Aedes vittatus

Scientific classification
- Kingdom: Animalia
- Phylum: Arthropoda
- Class: Insecta
- Order: Diptera
- Family: Culicidae
- Genus: Aedes
- Subgenus: Fredwardsius
- Species: A. vittatus
- Binomial name: Aedes vittatus Bigot, 1861

= Aedes vittatus =

- Genus: Aedes
- Species: vittatus
- Authority: Bigot, 1861

Species of mosquito

Aedes vittatus is a species of mosquito that was first described in 1861 as Culex vittatus from specimens collected on Corsica. In 2000, the species was transferred to the newly erected subgenus Fredwardsius as the type (and only) species representing the subgenus.

==Range==
The species is found in Africa, South Asia, Southeast Asia, Central Asia, the Middle East, Southern Europe, South America, the Caribbean and North America.

==Habitat==
The immature stages develop in log holes, hoofprints, boats, wells, tree trunks, tree holes, bamboo cups and pots, occasional utensils, rock pools, rock holes, in pools in rock outcrops or river beds, and coral, and occasionally at the peak of the breeding season, in open concrete floodwater drains. Immature stages have been found in association with A. albopictus, A. malayensis, and Culex species.

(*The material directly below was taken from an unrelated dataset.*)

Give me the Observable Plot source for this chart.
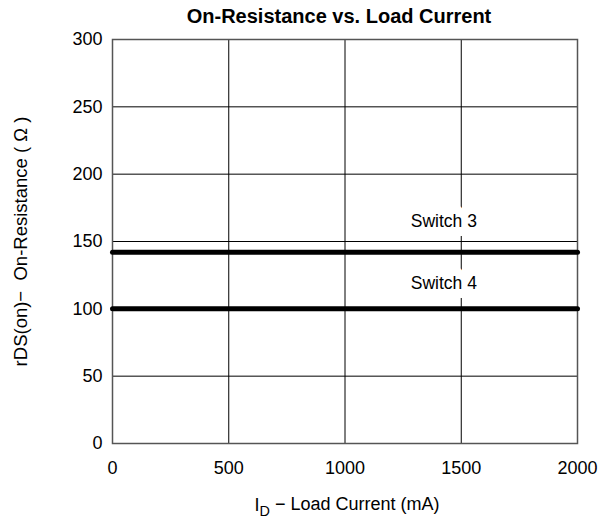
<!DOCTYPE html>
<html><head><meta charset="utf-8">
<script src="https://cdn.jsdelivr.net/npm/d3@7"></script>
<script src="https://cdn.jsdelivr.net/npm/@observablehq/plot@0.6"></script>
<style>body{margin:0;background:#fff}</style>
</head><body><div id="chart"></div>
<script>
const series = ["Switch 3", "Switch 4"];
const resistance = [142, 100];
const currentRange = [0, 2000];
const labelCurrent = [1425, 1425];
const labelResistance = [165, 119];
const xTicks = [0, 500, 1000, 1500, 2000];
const yTicks = [0, 50, 100, 150, 200, 250, 300];
const titleText = "On-Resistance vs. Load Current";
const yLabelText = "rDS(on)−  On-Resistance ( Ω )";
const xLabelMain = "I";
const xLabelSub = "D";
const xLabelRest = " − Load Current (mA)";

const lineRows = series.flatMap((s, i) => currentRange.map(c => ({series: s, current: c, r: resistance[i]})));
const labelRows = series.map((s, i) => ({series: s, current: labelCurrent[i], r: labelResistance[i]}));

const chart = Plot.plot({
  width: 609, height: 525,
  marginLeft: 112, marginRight: 32, marginTop: 39, marginBottom: 82,
  style: {fontFamily: "'Liberation Sans', Arial, sans-serif", fontSize: "18px", background: "white", color: "black"},
  x: {domain: [0, 2000]},
  y: {domain: [0, 300]},
  marks: [
    Plot.gridX(xTicks.slice(1, -1), {stroke: "black", strokeOpacity: 1, strokeWidth: 1}),
    Plot.gridY(yTicks.slice(1, -1), {stroke: "black", strokeOpacity: 1, strokeWidth: 1}),
    Plot.frame({stroke: "#555", strokeWidth: 1.5}),
    Plot.axisX(xTicks, {tickSize: 0, tickPadding: 18, label: null, tickFormat: d => String(d)}),
    Plot.axisY(yTicks, {tickSize: 0, tickPadding: 10, label: null, tickFormat: d => String(d)}),
    Plot.line(lineRows, {x: "current", y: "r", z: "series", stroke: "black", strokeWidth: 5}),
    Plot.text(labelRows, {x: "current", y: "r", text: "series", stroke: "white", strokeWidth: 18, fill: "black", fontSize: 17.5}),
    Plot.text([titleText], {frameAnchor: "top", dy: -23, dx: -6, lineAnchor: "middle", textAnchor: "middle", fontWeight: "bold", fontSize: 20}),
    Plot.text([yLabelText], {frameAnchor: "left", textAnchor: "middle", lineAnchor: "middle", rotate: -90, dx: -91, fontSize: 18.5}),
    Plot.text([xLabelMain + xLabelSub + xLabelRest], {frameAnchor: "bottom", textAnchor: "middle", lineAnchor: "middle", dy: 62, dx: 2, fontSize: 18})
  ]
});
document.getElementById("chart").appendChild(chart);
const ns = "http://www.w3.org/2000/svg";
for (const t of chart.querySelectorAll("text")) {
  if (t.textContent === yLabelText) {
    t.style.whiteSpace = "pre";
    t.setAttribute("xml:space", "preserve");
  }
  if (t.textContent === xLabelMain + xLabelSub + xLabelRest) {
    t.textContent = "";
    const a = document.createElementNS(ns, "tspan"); a.textContent = xLabelMain;
    const b = document.createElementNS(ns, "tspan"); b.textContent = xLabelSub; b.setAttribute("dy", "0.3em"); b.setAttribute("font-size", "0.8em");
    const c = document.createElementNS(ns, "tspan"); c.textContent = xLabelRest; c.setAttribute("dy", "-0.3em");
    t.append(a, b, c);
  }
}
</script></body></html>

In northern Nigeria no adults were caught in traps baited with goats, sheep, monkeys and pig; porcupine was the most important local host.

==Medical importance==
A demonstrated human-biter, A. vittatus can transmit yellow fever virus in monkeys in the laboratory and was a suspected vector in the 1940 Nuba Mountain epidemic in Sudan in which an estimated 15,000 human cases and 1,500 deaths were reported. A. vittatus is potentially capable of transmitting Zika virus, the causative agent of Zika fever. The adult females have a short crepuscular biting period, with maximum activity between 1800 and 2100 hours.